As the U.S. job market and consumer sentiment deteriorate, some market experts predict that Bitcoin (BTC) could return to an upward trajectory. Looking at past cases, when employment and consumption indicators show weakness, expectations of Federal Reserve (Fed) economic stimulus tend to trigger a Bitcoin rally.
According to the Job Openings and Labor Turnover Survey (JOLTS) released by the U.S. Department of Labor on the 29th, job openings in the U.S. in March were 7.2 million, falling short of the market expectation of 7.5 million. Additionally, the U.S. consumer confidence index declined for the fifth consecutive month, reaching its lowest level since January 2021, indicating weakened consumer sentiment about the economy.

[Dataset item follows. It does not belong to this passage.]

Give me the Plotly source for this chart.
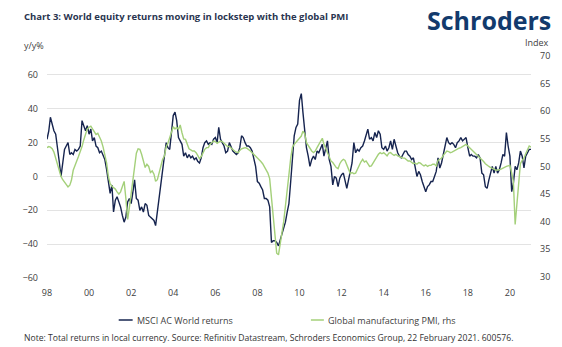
import pandas as pd
import plotly.graph_objects as go

# ---------------- data (monthly, Jan 1998 - Jan 2021) ----------------
start_month = "1998-01-01"

msci_returns = [
    22, 27, 35, 31, 27, 25, 18, 9, 0, 8, 16, 18,
    20, 13, 14, 13, 16, 15, 16, 18, 33, 30, 27, 30,
    25, 28, 21, 23, 18, 17, 14, 15, 12, 10, 4, -3,
    -10, -5, -21, -14, -12, -15, -18, -23, -27, -24, -15, -13,
    -16, -9, -2, -13, -14, -20, -18, -21, -16, -17, -23, -24,
    -25, -26, -29, -20, -14, -4, 5, 12, 20, 17, 16, 28,
    36, 38, 33, 23, 21, 19, 12, 14, 11, 13, 11, 12,
    10, 11, 9, 8, 11, 17, 20, 21, 19, 20, 19, 22,
    23, 20, 29, 22, 20, 18, 14, 15, 20, 17, 15, 14,
    13, 14, 17, 24, 23, 20, 18, 18, 17, 15, 10, 6,
    -3, -4, -6, -8, -13, -13, -14, -18, -39, -38, -38, -39,
    -41, -37, -34, -31, -27, -21, -16, -3, 12, 24, 29, 31,
    45, 49, 38, 27, 17, 12, 6, 10, 12, 10, 15, 14,
    17, 19, 12, 16, 21, 10, 6, -5, 0, -1, -6, -1,
    1, 2, -2, -7, -2, 3, 8, 20, 14, 16, 15, 17,
    18, 21, 25, 28, 22, 23, 21, 26, 23, 27, 25, 17,
    16, 18, 15, 17, 21, 16, 22, 17, 14, 12, 11, 13,
    15, 15, 13, 12, 10, 11, 5, 0, 3, 1, -3, -6,
    -9, -6, -5, -3, -3, 0, 3, 11, 5, 8, 13, 17,
    23, 20, 19, 20, 19, 17, 20, 21, 23, 21, 22, 23,
    17, 12, 13, 12, 12, 11, 13, 11, 2, 1, -6, -7,
    -2, 2, 6, 2, 6, 2, 4, 8, 13, 12, 26, 18,
    12, -9, -4, 6, 4, 8, 15, 12, 5, 12, 14, 16,
    16,
]

global_pmi = [
    53.4, 53.6, 53.5, 53.2, 52.6, 51.5, 50.0, 49.0, 48.2, 47.6, 47.2, 46.8,
    46.3, 46.6, 47.5, 49.3, 50.3, 51.0, 51.8, 52.6, 53.6, 54.8, 56.0, 56.8,
    57.1, 57.3, 56.8, 56.3, 55.8, 56.0, 55.4, 54.6, 53.5, 52.0, 50.6, 48.2,
    46.9, 46.4, 46.2, 45.9, 45.4, 45.0, 45.4, 46.6, 47.3, 44.2, 40.4, 42.6,
    45.2, 47.9, 50.7, 52.4, 53.2, 53.1, 52.2, 50.7, 49.8, 50.4, 50.0, 48.9,
    49.2, 48.6, 47.3, 47.6, 48.9, 50.0, 51.3, 51.9, 53.6, 54.2, 55.2, 56.6,
    57.2, 56.8, 57.1, 56.7, 57.5, 56.1, 55.0, 54.9, 54.0, 53.2, 53.0, 52.8,
    52.8, 52.5, 52.0, 51.4, 51.8, 52.5, 53.1, 53.4, 53.4, 54.0, 54.3, 54.6,
    54.5, 54.2, 54.4, 54.6, 54.5, 54.2, 54.0, 53.6, 53.6, 53.3, 53.0, 52.8,
    52.6, 52.5, 52.9, 53.2, 53.3, 53.4, 53.3, 53.1, 52.8, 52.5, 52.2, 51.9,
    51.6, 51.3, 50.9, 50.5, 49.9, 49.4, 48.8, 47.8, 44.5, 40.8, 37.0, 34.3,
    34.0, 35.8, 38.0, 40.0, 42.8, 45.2, 48.5, 51.5, 53.5, 54.0, 54.4, 54.9,
    55.2, 55.5, 56.4, 55.9, 54.3, 53.7, 53.3, 52.8, 52.5, 52.8, 53.4, 54.0,
    54.6, 55.1, 54.0, 53.2, 52.6, 51.5, 51.0, 50.7, 50.1, 49.8, 49.6, 50.5,
    51.0, 51.3, 51.1, 50.2, 49.5, 48.7, 48.9, 48.7, 48.8, 49.5, 50.0, 50.8,
    51.3, 50.8, 51.0, 50.4, 50.0, 50.1, 50.7, 51.3, 51.7, 52.2, 52.5, 52.3,
    52.5, 52.2, 51.9, 52.4, 52.5, 52.2, 52.0, 52.2, 51.9, 51.8, 51.6, 51.5,
    51.5, 51.3, 51.0, 51.0, 50.7, 50.5, 50.6, 50.4, 50.7, 50.6, 50.3, 50.1,
    50.3, 50.0, 50.2, 50.2, 50.4, 50.4, 50.1, 51.1, 51.3, 51.5, 52.0, 52.4,
    52.8, 52.7, 52.5, 52.6, 52.8, 52.9, 53.1, 53.3, 53.4, 53.6, 53.8, 54.0,
    53.7, 53.4, 53.1, 52.7, 52.4, 52.1, 51.8, 51.5, 51.3, 50.9, 50.5, 50.2,
    50.0, 49.8, 49.7, 49.5, 49.3, 49.3, 49.4, 49.5, 49.7, 49.8, 50.0, 50.1,
    50.2, 48.8, 47.3, 39.5, 43.5, 48.0, 50.5, 51.1, 51.5, 52.3, 53.2, 53.7,
    53.5,
]

x_tick_years = [1998, 2000, 2002, 2004, 2006, 2008, 2010, 2012, 2014, 2016, 2018, 2020]
x_tick_labels = ["98", "00", "02", "04", "06", "08", "10", "12", "14", "16", "18", "20"]
left_ticks = [-60, -40, -20, 0, 20, 40, 60]
right_ticks = [30, 35, 40, 45, 50, 55, 60, 65, 70]

series_names = ["MSCI AC World returns", "Global manufacturing PMI, rhs"]

# ---------------- styling ----------------
NAVY = "#16244f"
GREEN = "#a4d07a"
TEXT = "#404040"
FONT = "Open Sans"

dates = pd.date_range(start_month, periods=len(msci_returns), freq="MS")

fig = go.Figure()
fig.add_trace(go.Scatter(x=dates, y=global_pmi, name=series_names[1], yaxis="y2",
                         mode="lines", line=dict(color=GREEN, width=1.4),
                         showlegend=False))
fig.add_trace(go.Scatter(x=dates, y=msci_returns, name=series_names[0],
                         mode="lines", line=dict(color=NAVY, width=1.4),
                         showlegend=False))

W, H = 562, 347
L, R, T, B = 47, 29, 56, 69

fig.update_layout(
    width=W, height=H,
    margin=dict(l=L, r=R, t=T, b=B, pad=0),
    paper_bgcolor="white", plot_bgcolor="white",
    font=dict(family=FONT, size=9, color=TEXT),
    xaxis=dict(
        range=[pd.Timestamp("1998-01-01"), pd.Timestamp("2021-01-01")],
        tickvals=[pd.Timestamp(f"{y}-01-01") for y in x_tick_years],
        ticktext=x_tick_labels,
        showgrid=False, zeroline=False, showline=False, ticks="",
        ticklabelstandoff=8,
        tickfont=dict(size=9, color=TEXT),
    ),
    yaxis=dict(
        range=[-60, 71.2],
        tickvals=left_ticks,
        showgrid=True, gridcolor="#e3e3e3", gridwidth=1,
        zeroline=False, showline=False, ticks="",
        ticklabelstandoff=8,
        tickfont=dict(size=9, color=TEXT),
    ),
    yaxis2=dict(
        range=[29.8, 70],
        tickvals=right_ticks,
        overlaying="y", side="right",
        showgrid=False, zeroline=False, showline=False, ticks="",
        ticklabelstandoff=8,
        tickfont=dict(size=9, color=TEXT),
    ),
)

annotations = [
    dict(text="<b>Chart 3: World equity returns moving in lockstep with the global PMI</b>",
         x=22, y=H - 16, font=dict(size=9.5, color="#2a3550")),
    dict(text="<b>Schroders</b>", x=427, y=H - 20, font=dict(size=25, color="#123a6c")),
    dict(text="y/y%", x=22, y=H - 45, font=dict(size=9, color=TEXT)),
    dict(text="Index", x=553, y=H - 43, font=dict(size=9, color=TEXT), xanchor="right"),
    dict(text=series_names[0], x=135, y=H - 320, font=dict(size=9, color=TEXT)),
    dict(text=series_names[1], x=327, y=H - 320, font=dict(size=9, color=TEXT)),
    dict(text="Note: Total returns in local currency. Source: Refinitiv Datastream, "
              "Schroders Economics Group, 22 February 2021. 600576.",
         x=22, y=H - 338, font=dict(size=8.6, color="#333333")),
]
for a in annotations:
    a.setdefault("xanchor", "left")
    fig.add_annotation(xref="paper", yref="paper",
                       x=(a.pop("x") - L) / (W - L - R),
                       y=(a.pop("y") - B) / (H - T - B),
                       yanchor="middle", showarrow=False, **a)

for (x0, x1, col) in [(119, 133, NAVY), (312, 325, GREEN)]:
    fig.add_shape(type="line", xref="paper", yref="paper",
                  x0=(x0 - L) / (W - L - R), x1=(x1 - L) / (W - L - R),
                  y0=(H - 320 - B) / (H - T - B), y1=(H - 320 - B) / (H - T - B),
                  line=dict(color=col, width=1.5))

fig.write_html("out.html")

Market participants interpret these indicators as potential precursors to economic stimulus policies such as interest rate cuts or quantitative easing. Some analysts forecast that if these economic indicators follow a similar pattern to past instances, Bitcoin could enter a rebound phase from mid-July, with a long-term prediction that Bitcoin prices could reach $140,000 (approximately 204.4 million won) by October next year.
Macro environment is considered one of the key variables in the cryptocurrency market. Particularly, the complex situation of weakening employment indicators and consumer contraction could promote monetary policy changes, potentially having a positive impact on the risk asset Bitcoin. However, experts advise observing whether this pattern will repeat as in the past.